The government said it wanted businesses to elevate cyber issues and ensure boards receive regular briefings on threats, have appropriate strategies and incident response plans in place, manage risks in the supply chain, properly train their staff and properly protect their devices.

John Goodacre, professor of computer architectures at the University of Manchester and director of UK Research and Innovation’s (UKRI’s) Digital Security by Design challenge, said: “Addressing the spiralling costs and disruption of cyber crime is a nationally important topic. This announcement from the government is focused on the challenges of today, helping businesses to boost their defences and cyber response.

“The government is also engaged with industry to better balance responsibility across the supply chain, whether through the consumer protections from the PSTI bill, or through technology advancements such as the Digital Security by Design programme, which should block around 70% of the ongoing software vulnerabilities from exploitation by cyber criminals.”

Javvad Malik, lead security awareness advocate at training specialist KnowBe4, added: “Gone are the days when only government departments or large organisations such as banks were targeted by cyber criminals. Today, we see organisations of all sizes and across all verticals being targeted equally.
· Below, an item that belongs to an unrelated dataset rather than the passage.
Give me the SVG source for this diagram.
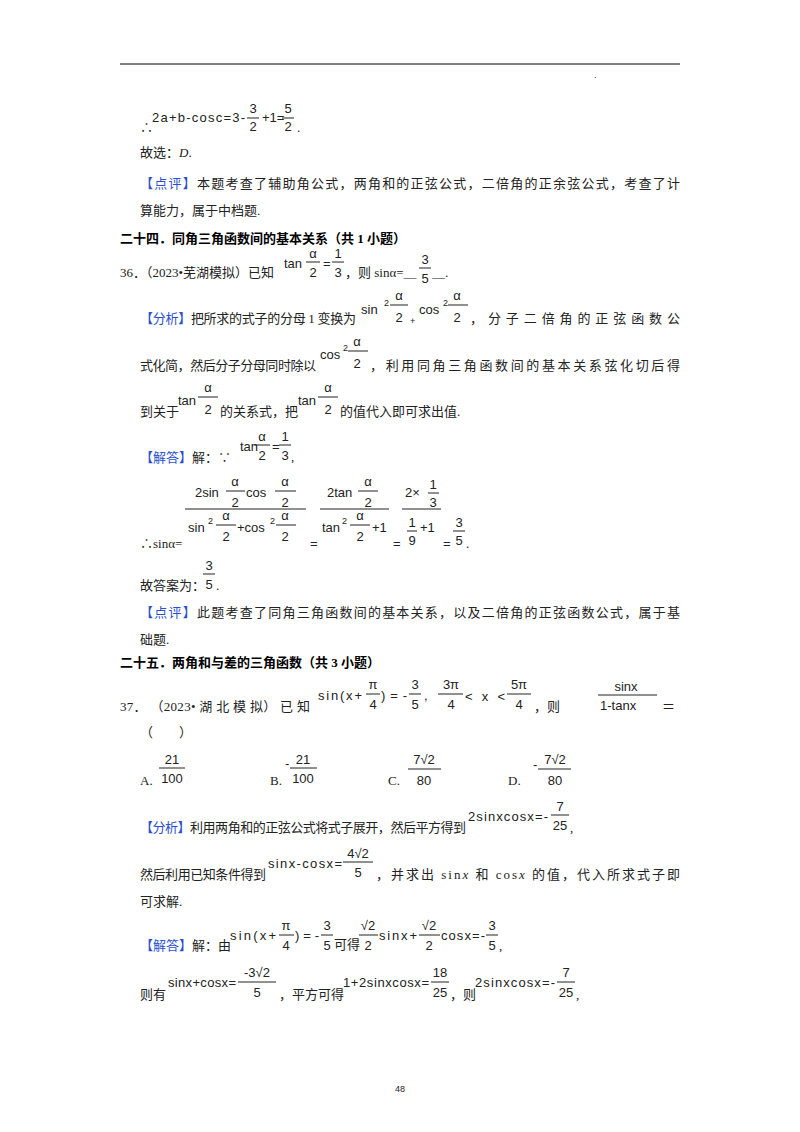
<svg xmlns="http://www.w3.org/2000/svg" width="800" height="1132" viewBox="0 0 800 1132">
<style>
.t{font-family:"Liberation Serif","Noto Sans CJK SC",serif;font-size:13px;fill:#222}
.b{font-family:"Liberation Serif","Noto Sans CJK SC",serif;font-size:13px;font-weight:bold;fill:#000}
.k{fill:#2a4fd0}
.m{font-family:"Liberation Sans","DejaVu Sans",sans-serif;font-size:13px;fill:#222}
.c{text-anchor:middle}
.s{font-size:9px}
line.f{stroke:#222;stroke-width:1}
</style>
<rect width="800" height="1132" fill="#fff"/>
<line x1="120" y1="64" x2="680" y2="64" stroke="#000" stroke-width="1"/>
<text x="594" y="78" class="m s">.</text>

<text x="140" y="132" class="t">∴</text>
<text x="152" y="122" class="m" textLength="93">2a+b-cosc=3-</text>
<text x="253" y="113" class="m c">3</text><line class="f" x1="247" y1="118" x2="259" y2="118"/><text x="253" y="131" class="m c">2</text>
<text x="262" y="122" class="m">+1=</text>
<text x="288" y="113" class="m c">5</text><line class="f" x1="282" y1="118" x2="294" y2="118"/><text x="288" y="131" class="m c">2</text>
<text x="297" y="132" class="t">.</text>
<text x="140" y="157" class="t">故选：<tspan font-style="italic">D</tspan>.</text>
<text x="140" y="188" class="t" textLength="540"><tspan class="k">【点评】</tspan>本题考查了辅助角公式，两角和的正弦公式，二倍角的正余弦公式，考查了计</text>
<text x="140" y="215" class="t">算能力，属于中档题.</text>

<text x="120" y="243" class="b">二十四．同角三角函数间的基本关系（共 1 小题）</text>
<text x="120" y="277" class="t">36．（2023•芜湖模拟）已知</text>
<text x="284" y="268" class="m">tan</text>
<text x="313" y="258" class="m c">α</text><line class="f" x1="306" y1="262" x2="320" y2="262"/><text x="313" y="277" class="m c">2</text>
<text x="323" y="268" class="m">=</text>
<text x="338" y="258" class="m c">1</text><line class="f" x1="332" y1="262" x2="344" y2="262"/><text x="338" y="277" class="m c">3</text>
<text x="345" y="277" class="t">，则 sinα=＿</text>
<text x="425" y="264" class="m c">3</text><line class="f" x1="419" y1="268" x2="431" y2="268"/><text x="425" y="283" class="m c">5</text>
<text x="432" y="277" class="t">＿.</text>

<text x="140" y="323" class="t" textLength="216"><tspan class="k">【分析】</tspan>把所求的式子的分母 1 变换为</text>
<text x="361" y="314" class="m">sin</text><text x="384" y="306" class="m s">2</text>
<text x="399" y="300" class="m c">α</text><line class="f" x1="390" y1="305" x2="408" y2="305"/><text x="399" y="322" class="m c">2</text>
<text x="410" y="324" class="m s">+</text>
<text x="419" y="314" class="m">cos</text><text x="443" y="306" class="m s">2</text>
<text x="457" y="300" class="m c">α</text><line class="f" x1="448" y1="305" x2="468" y2="305"/><text x="457" y="322" class="m c">2</text>
<text x="470" y="323" class="t" textLength="210">，分子二倍角的正弦函数公</text>

<text x="140" y="370" class="t" textLength="176">式化简，然后分子分母同时除以</text>
<text x="320" y="359" class="m">cos</text><text x="343" y="351" class="m s">2</text>
<text x="357" y="346" class="m c">α</text><line class="f" x1="348" y1="351" x2="368" y2="351"/><text x="357" y="368" class="m c">2</text>
<text x="370" y="370" class="t" textLength="310">，利用同角三角函数间的基本关系弦化切后得</text>

<text x="140" y="416" class="t">到关于</text>
<text x="178" y="405" class="m">tan</text>
<text x="208" y="392" class="m c">α</text><line class="f" x1="198" y1="397" x2="218" y2="397"/><text x="208" y="414" class="m c">2</text>
<text x="220" y="416" class="t">的关系式，把</text>
<text x="298" y="405" class="m">tan</text>
<text x="328" y="392" class="m c">α</text><line class="f" x1="318" y1="397" x2="338" y2="397"/><text x="328" y="414" class="m c">2</text>
<text x="340" y="416" class="t">的值代入即可求出值.</text>

<text x="140" y="462" class="t"><tspan class="k">【解答】</tspan>解：∵</text>
<text x="240" y="451" class="m">tan</text>
<text x="262" y="441" class="m c">α</text><line class="f" x1="254" y1="445" x2="270" y2="445"/><text x="262" y="460" class="m c">2</text>
<text x="272" y="451" class="m">=</text>
<text x="285" y="441" class="m c">1</text><line class="f" x1="279" y1="445" x2="291" y2="445"/><text x="285" y="460" class="m c">3</text>
<text x="291" y="461" class="t">,</text>

<text x="140" y="548" class="t">∴sinα=</text>
<text x="195" y="497" class="m">2sin</text>
<text x="235" y="486" class="m c">α</text><line class="f" x1="226" y1="491" x2="245" y2="491"/><text x="235" y="507" class="m c">2</text>
<text x="246" y="497" class="m">cos</text>
<text x="285" y="486" class="m c">α</text><line class="f" x1="275" y1="491" x2="296" y2="491"/><text x="285" y="507" class="m c">2</text>
<line class="f" x1="185" y1="509" x2="306" y2="509"/>
<text x="188" y="532" class="m">sin</text><text x="208" y="524" class="m s">2</text>
<text x="226" y="520" class="m c">α</text><line class="f" x1="216" y1="525" x2="236" y2="525"/><text x="226" y="541" class="m c">2</text>
<text x="237" y="532" class="m">+cos</text><text x="270" y="524" class="m s">2</text>
<text x="285" y="520" class="m c">α</text><line class="f" x1="276" y1="525" x2="296" y2="525"/><text x="285" y="541" class="m c">2</text>
<text x="310" y="548" class="m">=</text>
<text x="327" y="497" class="m">2tan</text>
<text x="368" y="486" class="m c">α</text><line class="f" x1="358" y1="491" x2="378" y2="491"/><text x="368" y="507" class="m c">2</text>
<line class="f" x1="320" y1="509" x2="389" y2="509"/>
<text x="322" y="532" class="m">tan</text><text x="342" y="524" class="m s">2</text>
<text x="360" y="520" class="m c">α</text><line class="f" x1="350" y1="525" x2="370" y2="525"/><text x="360" y="541" class="m c">2</text>
<text x="372" y="532" class="m">+1</text>
<text x="393" y="548" class="m">=</text>
<text x="405" y="497" class="m">2×</text>
<text x="433" y="489" class="m c">1</text><line class="f" x1="428" y1="493" x2="439" y2="493"/><text x="433" y="507" class="m c">3</text>
<line class="f" x1="402" y1="509" x2="441" y2="509"/>
<text x="412" y="527" class="m c">1</text><line class="f" x1="407" y1="531" x2="417" y2="531"/><text x="412" y="545" class="m c">9</text>
<text x="420" y="532" class="m">+1</text>
<text x="443" y="548" class="m">=</text>
<text x="459" y="527" class="m c">3</text><line class="f" x1="453" y1="531" x2="465" y2="531"/><text x="459" y="545" class="m c">5</text>
<text x="466" y="548" class="t">.</text>

<text x="140" y="590" class="t">故答案为：</text>
<text x="209" y="570" class="m c">3</text><line class="f" x1="203" y1="574" x2="215" y2="574"/><text x="209" y="589" class="m c">5</text>
<text x="216" y="590" class="t">.</text>
<text x="140" y="617" class="t" textLength="540"><tspan class="k">【点评】</tspan>此题考查了同角三角函数间的基本关系，以及二倍角的正弦函数公式，属于基</text>
<text x="140" y="644" class="t">础题.</text>

<text x="120" y="667" class="b">二十五．两角和与差的三角函数（共 3 小题）</text>

<text x="120" y="711" class="t" textLength="190">37． （2023• 湖 北 模 拟） 已 知</text>
<text x="318" y="700" class="m" font-size="15" textLength="44">sin(x+</text>
<text x="373" y="689" class="m c">π</text><line class="f" x1="366" y1="694" x2="380" y2="694"/><text x="373" y="709" class="m c">4</text>
<text x="381" y="700" class="m" font-size="15" textLength="26">)=-</text>
<text x="415" y="689" class="m c">3</text><line class="f" x1="409" y1="694" x2="421" y2="694"/><text x="415" y="709" class="m c">5</text>
<text x="424" y="700" class="m">,</text>
<text x="451" y="689" class="m c">3π</text><line class="f" x1="438" y1="694" x2="463" y2="694"/><text x="451" y="709" class="m c">4</text>
<text x="465" y="701" class="m" font-size="15" textLength="40">&lt;x&lt;</text>
<text x="519" y="689" class="m c">5π</text><line class="f" x1="507" y1="694" x2="531" y2="694"/><text x="519" y="709" class="m c">4</text>
<text x="534" y="711" class="t">，则</text>
<text x="626" y="691" class="m c">sinx</text><line class="f" x1="598" y1="695" x2="657" y2="695"/><text x="600" y="710" class="m">1-tanx</text>
<text x="662" y="711" class="t">＝</text>
<text x="140" y="737" class="t">（　　）</text>

<text x="140" y="785" class="t">A.</text>
<text x="172" y="764" class="m c" font-size="14">21</text><line class="f" x1="159" y1="768" x2="185" y2="768"/><text x="172" y="783" class="m c" font-size="14">100</text>
<text x="270" y="785" class="t">B.</text>
<text x="285" y="768" class="m">-</text>
<text x="303" y="764" class="m c" font-size="14">21</text><line class="f" x1="290" y1="768" x2="317" y2="768"/><text x="303" y="783" class="m c" font-size="14">100</text>
<text x="388" y="785" class="t">C.</text>
<text x="424" y="764" class="m c" font-size="14">7√2</text><line class="f" x1="408" y1="769" x2="441" y2="769"/><text x="424" y="785" class="m c" font-size="14">80</text>
<text x="508" y="785" class="t">D.</text>
<text x="533" y="769" class="m">-</text>
<text x="555" y="764" class="m c" font-size="14">7√2</text><line class="f" x1="538" y1="769" x2="571" y2="769"/><text x="555" y="785" class="m c" font-size="14">80</text>

<text x="140" y="832" class="t" textLength="326"><tspan class="k">【分析】</tspan>利用两角和的正弦公式将式子展开，然后平方得到</text>
<text x="468" y="821" class="m" textLength="80">2sinxcosx=-</text>
<text x="560" y="811" class="m c">7</text><line class="f" x1="551" y1="815" x2="569" y2="815"/><text x="560" y="830" class="m c">25</text>
<text x="570" y="832" class="t">,</text>
<text x="140" y="879" class="t" textLength="126">然后利用已知条件得到</text>
<text x="268" y="868" class="m" textLength="74">sinx-cosx=</text>
<text x="358" y="858" class="m c">4√2</text><line class="f" x1="343" y1="862" x2="373" y2="862"/><text x="358" y="877" class="m c">5</text>
<text x="376" y="879" class="t" textLength="304">，并求出 sin<tspan font-style="italic">x</tspan> 和 cos<tspan font-style="italic">x</tspan> 的值，代入所求式子即</text>
<text x="140" y="906" class="t">可求解.</text>

<text x="140" y="950" class="t"><tspan class="k">【解答】</tspan>解：由</text>
<text x="230" y="940" class="m" font-size="15" textLength="46">sin(x+</text>
<text x="286" y="930" class="m c">π</text><line class="f" x1="279" y1="935" x2="294" y2="935"/><text x="286" y="950" class="m c">4</text>
<text x="295" y="940" class="m" font-size="15" textLength="24">)=-</text>
<text x="327" y="930" class="m c">3</text><line class="f" x1="321" y1="935" x2="333" y2="935"/><text x="327" y="950" class="m c">5</text>
<text x="334" y="949" class="t">可得</text>
<text x="368" y="930" class="m c">√2</text><line class="f" x1="359" y1="935" x2="378" y2="935"/><text x="368" y="950" class="m c">2</text>
<text x="379" y="940" class="m" textLength="38">sinx+</text>
<text x="429" y="930" class="m c">√2</text><line class="f" x1="419" y1="935" x2="440" y2="935"/><text x="429" y="950" class="m c">2</text>
<text x="441" y="940" class="m" textLength="44">cosx=-</text>
<text x="492" y="930" class="m c">3</text><line class="f" x1="486" y1="935" x2="498" y2="935"/><text x="492" y="950" class="m c">5</text>
<text x="499" y="950" class="t">,</text>

<text x="140" y="999" class="t">则有</text>
<text x="168" y="987" class="m" textLength="68">sinx+cosx=</text>
<text x="257" y="977" class="m c">-3√2</text><line class="f" x1="238" y1="982" x2="276" y2="982"/><text x="257" y="997" class="m c">5</text>
<text x="279" y="999" class="t">，平方可得</text>
<text x="343" y="987" class="m" textLength="86">1+2sinxcosx=</text>
<text x="440" y="977" class="m c">18</text><line class="f" x1="431" y1="982" x2="449" y2="982"/><text x="440" y="997" class="m c">25</text>
<text x="450" y="999" class="t">，则</text>
<text x="475" y="987" class="m" textLength="80">2sinxcosx=-</text>
<text x="566" y="977" class="m c">7</text><line class="f" x1="557" y1="982" x2="575" y2="982"/><text x="566" y="997" class="m c">25</text>
<text x="576" y="999" class="t">,</text>

<text x="400" y="1092" class="m c s">48</text>
</svg>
And with the dependency on technology, no one is immune to the impact it causes.

“From that perspective, Zahawi is correct that organisations need to do more to protect themselves from cyber attacks – particularly small or medium ones which may not know where to start from, or feel overwhelmed by the amount of attacks.

The Cyber Essentials scheme by the NCSC is a good starting point for most organisations. Other than that, it is important to look at the root causes for most of the cyber attacks. These break down into three common themes – social engineering such as phishing, credential compromises, and exploiting unpatched systems. By putting in place controls to address these three root causes, many organisations can avoid becoming victims of cyber crime.”

Meanwhile, in a speech delivered to an audience at Singapore International Cyber Week, cabinet office minister Lucy Neville-Rolfe today spoke of the need for businesses, governments and partners to collaborate to tackle cyber crime, echoing long-established thinking on the issue.

“Billions of pounds are lost each year to cyber criminals who disrupt key public services or vital sectors of the national economy, and it is important that, as a society, we take this threat seriously,” said Neville-Rolfe.

“Only if we build up our cyber resilience right across the country, bolster our offensive and defensive capabilities and business systems, and ensure everyone plays their part in the UK’s cyber future, will we prosper from the opportunities that the online world brings.

“As a leading responsible cyber power, we will also continue to build alliances with democratic partners around the world to protect a free, open and peaceful cyber space.”